SET TASK » Pick out all lines in the listing holding the string "matplotlib" and copy them.

DATA BLOCK »
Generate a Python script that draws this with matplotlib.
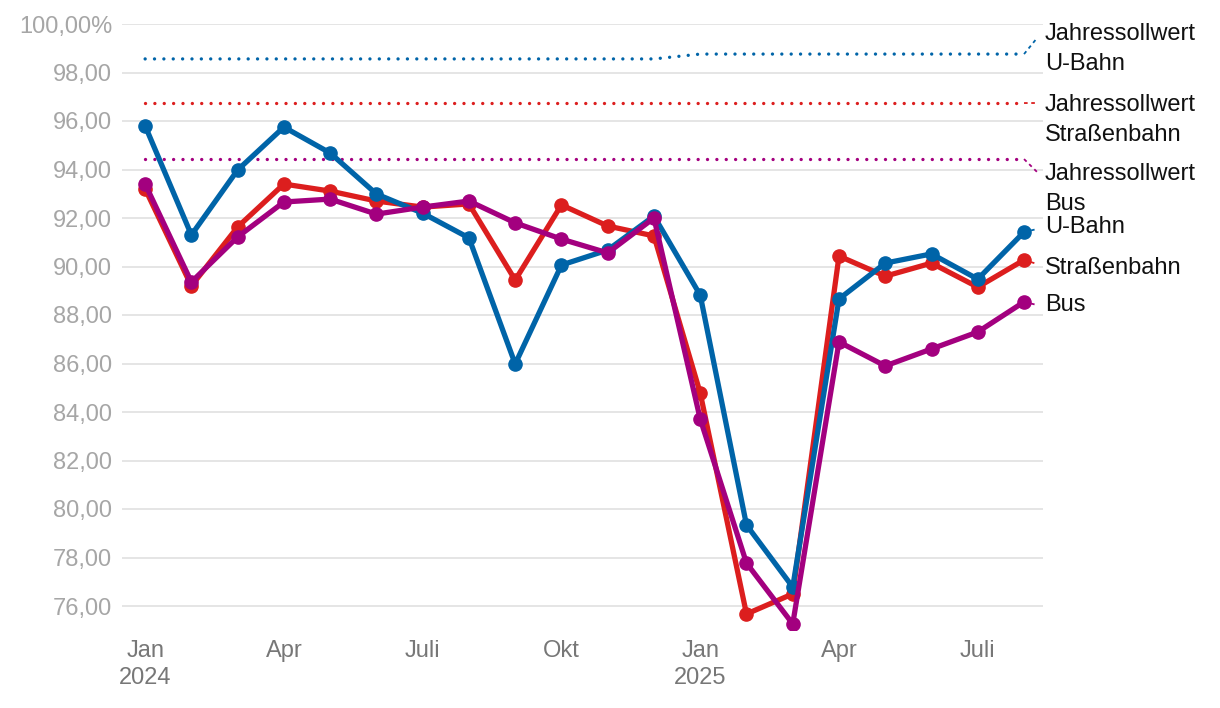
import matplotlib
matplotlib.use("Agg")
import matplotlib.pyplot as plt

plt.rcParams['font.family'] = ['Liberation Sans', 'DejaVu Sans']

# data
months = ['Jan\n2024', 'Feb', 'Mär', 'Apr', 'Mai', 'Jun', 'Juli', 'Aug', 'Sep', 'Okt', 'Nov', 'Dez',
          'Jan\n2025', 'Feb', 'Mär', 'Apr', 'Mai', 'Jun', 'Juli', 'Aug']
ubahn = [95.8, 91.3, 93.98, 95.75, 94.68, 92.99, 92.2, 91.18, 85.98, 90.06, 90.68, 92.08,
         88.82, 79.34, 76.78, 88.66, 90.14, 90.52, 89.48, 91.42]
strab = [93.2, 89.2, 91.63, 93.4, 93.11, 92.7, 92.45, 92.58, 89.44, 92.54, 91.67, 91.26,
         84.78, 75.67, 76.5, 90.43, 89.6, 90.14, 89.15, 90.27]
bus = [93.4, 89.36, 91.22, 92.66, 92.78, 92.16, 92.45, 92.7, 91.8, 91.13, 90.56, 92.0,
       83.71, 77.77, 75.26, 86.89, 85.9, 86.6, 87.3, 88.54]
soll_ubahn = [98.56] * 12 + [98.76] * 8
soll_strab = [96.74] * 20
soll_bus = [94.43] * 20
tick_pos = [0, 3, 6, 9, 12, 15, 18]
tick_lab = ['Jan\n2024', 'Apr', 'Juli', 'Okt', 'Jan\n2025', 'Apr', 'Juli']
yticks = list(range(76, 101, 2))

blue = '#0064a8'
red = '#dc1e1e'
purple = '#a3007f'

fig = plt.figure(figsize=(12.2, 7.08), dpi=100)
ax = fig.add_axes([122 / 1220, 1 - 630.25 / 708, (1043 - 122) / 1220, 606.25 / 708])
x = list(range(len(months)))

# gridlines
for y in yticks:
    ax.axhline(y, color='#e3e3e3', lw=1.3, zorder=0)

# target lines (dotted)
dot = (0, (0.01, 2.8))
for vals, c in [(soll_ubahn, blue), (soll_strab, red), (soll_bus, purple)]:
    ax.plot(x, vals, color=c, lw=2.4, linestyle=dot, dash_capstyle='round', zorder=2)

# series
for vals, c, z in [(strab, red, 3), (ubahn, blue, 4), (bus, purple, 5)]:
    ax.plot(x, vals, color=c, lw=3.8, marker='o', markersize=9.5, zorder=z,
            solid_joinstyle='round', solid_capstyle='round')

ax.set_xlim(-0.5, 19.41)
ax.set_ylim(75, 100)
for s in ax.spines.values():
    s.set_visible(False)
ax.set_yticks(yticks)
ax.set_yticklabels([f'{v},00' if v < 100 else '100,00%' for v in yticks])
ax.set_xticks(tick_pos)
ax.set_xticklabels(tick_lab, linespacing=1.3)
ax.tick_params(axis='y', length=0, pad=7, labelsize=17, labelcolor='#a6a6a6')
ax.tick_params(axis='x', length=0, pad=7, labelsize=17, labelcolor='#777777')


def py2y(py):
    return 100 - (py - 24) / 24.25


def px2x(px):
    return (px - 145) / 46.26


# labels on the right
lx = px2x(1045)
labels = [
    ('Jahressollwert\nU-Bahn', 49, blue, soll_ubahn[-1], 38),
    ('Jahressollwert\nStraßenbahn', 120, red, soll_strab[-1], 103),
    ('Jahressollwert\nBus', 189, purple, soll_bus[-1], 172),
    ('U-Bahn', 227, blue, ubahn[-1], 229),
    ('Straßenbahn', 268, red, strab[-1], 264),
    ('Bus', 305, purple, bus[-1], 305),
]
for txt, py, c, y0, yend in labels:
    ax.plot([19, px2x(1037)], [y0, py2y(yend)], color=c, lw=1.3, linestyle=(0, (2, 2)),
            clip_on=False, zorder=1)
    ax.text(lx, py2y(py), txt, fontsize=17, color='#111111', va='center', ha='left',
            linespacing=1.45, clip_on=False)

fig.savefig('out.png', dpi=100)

TASK ANSWER »
Generate a Python script that draws this with matplotlib.
import matplotlib
matplotlib.use("Agg")
import matplotlib.pyplot as plt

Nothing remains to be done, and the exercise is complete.